— START Supplied information —

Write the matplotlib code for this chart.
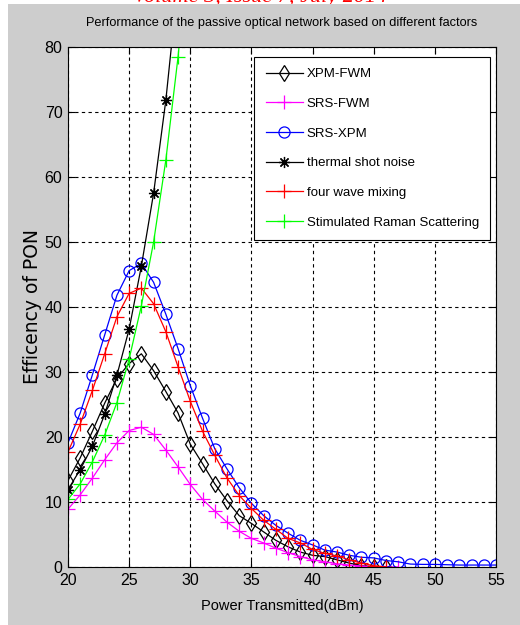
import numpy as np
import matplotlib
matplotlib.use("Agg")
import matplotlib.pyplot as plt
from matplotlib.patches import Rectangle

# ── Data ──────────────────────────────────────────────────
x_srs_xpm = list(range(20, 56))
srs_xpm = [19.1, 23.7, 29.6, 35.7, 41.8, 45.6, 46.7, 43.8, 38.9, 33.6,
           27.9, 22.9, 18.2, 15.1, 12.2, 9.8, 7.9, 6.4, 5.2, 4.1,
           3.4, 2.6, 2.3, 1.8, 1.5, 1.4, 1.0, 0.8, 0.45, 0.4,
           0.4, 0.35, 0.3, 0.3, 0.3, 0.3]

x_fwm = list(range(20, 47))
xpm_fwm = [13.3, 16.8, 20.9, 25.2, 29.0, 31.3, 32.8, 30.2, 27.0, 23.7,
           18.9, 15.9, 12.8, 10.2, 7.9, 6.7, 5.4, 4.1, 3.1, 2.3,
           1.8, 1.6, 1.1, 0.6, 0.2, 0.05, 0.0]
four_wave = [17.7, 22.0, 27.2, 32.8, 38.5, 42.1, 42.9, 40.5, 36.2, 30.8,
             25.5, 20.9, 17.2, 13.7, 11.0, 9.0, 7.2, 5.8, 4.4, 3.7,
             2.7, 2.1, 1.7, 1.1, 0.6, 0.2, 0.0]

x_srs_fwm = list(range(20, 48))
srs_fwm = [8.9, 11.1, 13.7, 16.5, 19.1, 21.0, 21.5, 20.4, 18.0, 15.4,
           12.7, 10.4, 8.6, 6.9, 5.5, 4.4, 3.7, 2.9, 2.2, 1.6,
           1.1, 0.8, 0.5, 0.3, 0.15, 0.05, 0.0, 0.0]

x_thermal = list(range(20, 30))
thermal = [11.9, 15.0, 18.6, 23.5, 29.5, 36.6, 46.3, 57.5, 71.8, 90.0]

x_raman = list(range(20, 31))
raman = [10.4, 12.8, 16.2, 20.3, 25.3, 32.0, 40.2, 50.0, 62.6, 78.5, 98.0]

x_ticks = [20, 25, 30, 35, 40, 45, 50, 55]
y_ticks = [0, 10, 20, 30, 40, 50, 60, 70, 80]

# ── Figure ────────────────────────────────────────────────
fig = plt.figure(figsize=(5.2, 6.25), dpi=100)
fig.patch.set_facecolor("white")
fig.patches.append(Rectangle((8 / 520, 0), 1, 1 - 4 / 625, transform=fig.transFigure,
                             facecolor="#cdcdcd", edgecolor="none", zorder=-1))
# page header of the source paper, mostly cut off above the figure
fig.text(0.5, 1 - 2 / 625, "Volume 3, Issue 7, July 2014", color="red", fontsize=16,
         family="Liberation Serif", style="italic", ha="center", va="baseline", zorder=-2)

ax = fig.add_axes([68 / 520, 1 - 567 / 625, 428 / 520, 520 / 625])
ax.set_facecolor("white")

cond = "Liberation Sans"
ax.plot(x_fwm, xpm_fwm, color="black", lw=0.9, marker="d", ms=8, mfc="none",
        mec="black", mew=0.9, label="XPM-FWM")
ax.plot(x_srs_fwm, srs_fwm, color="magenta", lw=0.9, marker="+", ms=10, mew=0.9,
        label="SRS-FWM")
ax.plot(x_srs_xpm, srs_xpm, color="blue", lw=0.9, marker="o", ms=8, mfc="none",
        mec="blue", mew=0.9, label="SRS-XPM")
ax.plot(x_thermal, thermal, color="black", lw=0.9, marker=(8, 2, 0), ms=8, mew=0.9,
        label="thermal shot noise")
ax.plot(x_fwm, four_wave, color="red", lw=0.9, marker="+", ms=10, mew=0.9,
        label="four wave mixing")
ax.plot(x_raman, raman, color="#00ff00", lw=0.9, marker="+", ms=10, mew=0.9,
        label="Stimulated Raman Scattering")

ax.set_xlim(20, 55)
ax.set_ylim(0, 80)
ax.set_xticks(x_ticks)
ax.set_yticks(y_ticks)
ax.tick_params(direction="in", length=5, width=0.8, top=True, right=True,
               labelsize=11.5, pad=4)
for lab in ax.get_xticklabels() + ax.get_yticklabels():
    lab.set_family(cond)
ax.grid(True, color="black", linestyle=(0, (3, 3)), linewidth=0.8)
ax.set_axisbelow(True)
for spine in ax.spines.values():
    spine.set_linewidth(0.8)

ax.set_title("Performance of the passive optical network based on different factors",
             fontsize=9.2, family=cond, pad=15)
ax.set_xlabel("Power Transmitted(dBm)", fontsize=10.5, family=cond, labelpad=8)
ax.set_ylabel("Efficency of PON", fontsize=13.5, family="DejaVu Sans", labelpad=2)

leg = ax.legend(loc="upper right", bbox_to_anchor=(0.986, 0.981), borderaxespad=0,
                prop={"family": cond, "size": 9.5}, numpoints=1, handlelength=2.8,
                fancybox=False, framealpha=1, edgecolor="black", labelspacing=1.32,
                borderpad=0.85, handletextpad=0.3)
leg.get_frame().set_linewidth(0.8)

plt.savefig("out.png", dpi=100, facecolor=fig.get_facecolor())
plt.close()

— END Supplied information —

Directive:
Except for the pictures, give all the material above again verbatim.

The result:
Write the matplotlib code for this chart.
import numpy as np
import matplotlib
matplotlib.use("Agg")
import matplotlib.pyplot as plt
from matplotlib.patches import Rectangle

# ── Data ──────────────────────────────────────────────────
x_srs_xpm = list(range(20, 56))
srs_xpm = [19.1, 23.7, 29.6, 35.7, 41.8, 45.6, 46.7, 43.8, 38.9, 33.6,
           27.9, 22.9, 18.2, 15.1, 12.2, 9.8, 7.9, 6.4, 5.2, 4.1,
           3.4, 2.6, 2.3, 1.8, 1.5, 1.4, 1.0, 0.8, 0.45, 0.4,
           0.4, 0.35, 0.3, 0.3, 0.3, 0.3]

x_fwm = list(range(20, 47))
xpm_fwm = [13.3, 16.8, 20.9, 25.2, 29.0, 31.3, 32.8, 30.2, 27.0, 23.7,
           18.9, 15.9, 12.8, 10.2, 7.9, 6.7, 5.4, 4.1, 3.1, 2.3,
           1.8, 1.6, 1.1, 0.6, 0.2, 0.05, 0.0]
four_wave = [17.7, 22.0, 27.2, 32.8, 38.5, 42.1, 42.9, 40.5, 36.2, 30.8,
             25.5, 20.9, 17.2, 13.7, 11.0, 9.0, 7.2, 5.8, 4.4, 3.7,
             2.7, 2.1, 1.7, 1.1, 0.6, 0.2, 0.0]

x_srs_fwm = list(range(20, 48))
srs_fwm = [8.9, 11.1, 13.7, 16.5, 19.1, 21.0, 21.5, 20.4, 18.0, 15.4,
           12.7, 10.4, 8.6, 6.9, 5.5, 4.4, 3.7, 2.9, 2.2, 1.6,
           1.1, 0.8, 0.5, 0.3, 0.15, 0.05, 0.0, 0.0]

x_thermal = list(range(20, 30))
thermal = [11.9, 15.0, 18.6, 23.5, 29.5, 36.6, 46.3, 57.5, 71.8, 90.0]

x_raman = list(range(20, 31))
raman = [10.4, 12.8, 16.2, 20.3, 25.3, 32.0, 40.2, 50.0, 62.6, 78.5, 98.0]

x_ticks = [20, 25, 30, 35, 40, 45, 50, 55]
y_ticks = [0, 10, 20, 30, 40, 50, 60, 70, 80]

# ── Figure ────────────────────────────────────────────────
fig = plt.figure(figsize=(5.2, 6.25), dpi=100)
fig.patch.set_facecolor("white")
fig.patches.append(Rectangle((8 / 520, 0), 1, 1 - 4 / 625, transform=fig.transFigure,
                             facecolor="#cdcdcd", edgecolor="none", zorder=-1))
# page header of the source paper, mostly cut off above the figure
fig.text(0.5, 1 - 2 / 625, "Volume 3, Issue 7, July 2014", color="red", fontsize=16,
         family="Liberation Serif", style="italic", ha="center", va="baseline", zorder=-2)

ax = fig.add_axes([68 / 520, 1 - 567 / 625, 428 / 520, 520 / 625])
ax.set_facecolor("white")

cond = "Liberation Sans"
ax.plot(x_fwm, xpm_fwm, color="black", lw=0.9, marker="d", ms=8, mfc="none",
        mec="black", mew=0.9, label="XPM-FWM")
ax.plot(x_srs_fwm, srs_fwm, color="magenta", lw=0.9, marker="+", ms=10, mew=0.9,
        label="SRS-FWM")
ax.plot(x_srs_xpm, srs_xpm, color="blue", lw=0.9, marker="o", ms=8, mfc="none",
        mec="blue", mew=0.9, label="SRS-XPM")
ax.plot(x_thermal, thermal, color="black", lw=0.9, marker=(8, 2, 0), ms=8, mew=0.9,
        label="thermal shot noise")
ax.plot(x_fwm, four_wave, color="red", lw=0.9, marker="+", ms=10, mew=0.9,
        label="four wave mixing")
ax.plot(x_raman, raman, color="#00ff00", lw=0.9, marker="+", ms=10, mew=0.9,
        label="Stimulated Raman Scattering")

ax.set_xlim(20, 55)
ax.set_ylim(0, 80)
ax.set_xticks(x_ticks)
ax.set_yticks(y_ticks)
ax.tick_params(direction="in", length=5, width=0.8, top=True, right=True,
               labelsize=11.5, pad=4)
for lab in ax.get_xticklabels() + ax.get_yticklabels():
    lab.set_family(cond)
ax.grid(True, color="black", linestyle=(0, (3, 3)), linewidth=0.8)
ax.set_axisbelow(True)
for spine in ax.spines.values():
    spine.set_linewidth(0.8)

ax.set_title("Performance of the passive optical network based on different factors",
             fontsize=9.2, family=cond, pad=15)
ax.set_xlabel("Power Transmitted(dBm)", fontsize=10.5, family=cond, labelpad=8)
ax.set_ylabel("Efficency of PON", fontsize=13.5, family="DejaVu Sans", labelpad=2)

leg = ax.legend(loc="upper right", bbox_to_anchor=(0.986, 0.981), borderaxespad=0,
                prop={"family": cond, "size": 9.5}, numpoints=1, handlelength=2.8,
                fancybox=False, framealpha=1, edgecolor="black", labelspacing=1.32,
                borderpad=0.85, handletextpad=0.3)
leg.get_frame().set_linewidth(0.8)

plt.savefig("out.png", dpi=100, facecolor=fig.get_facecolor())
plt.close()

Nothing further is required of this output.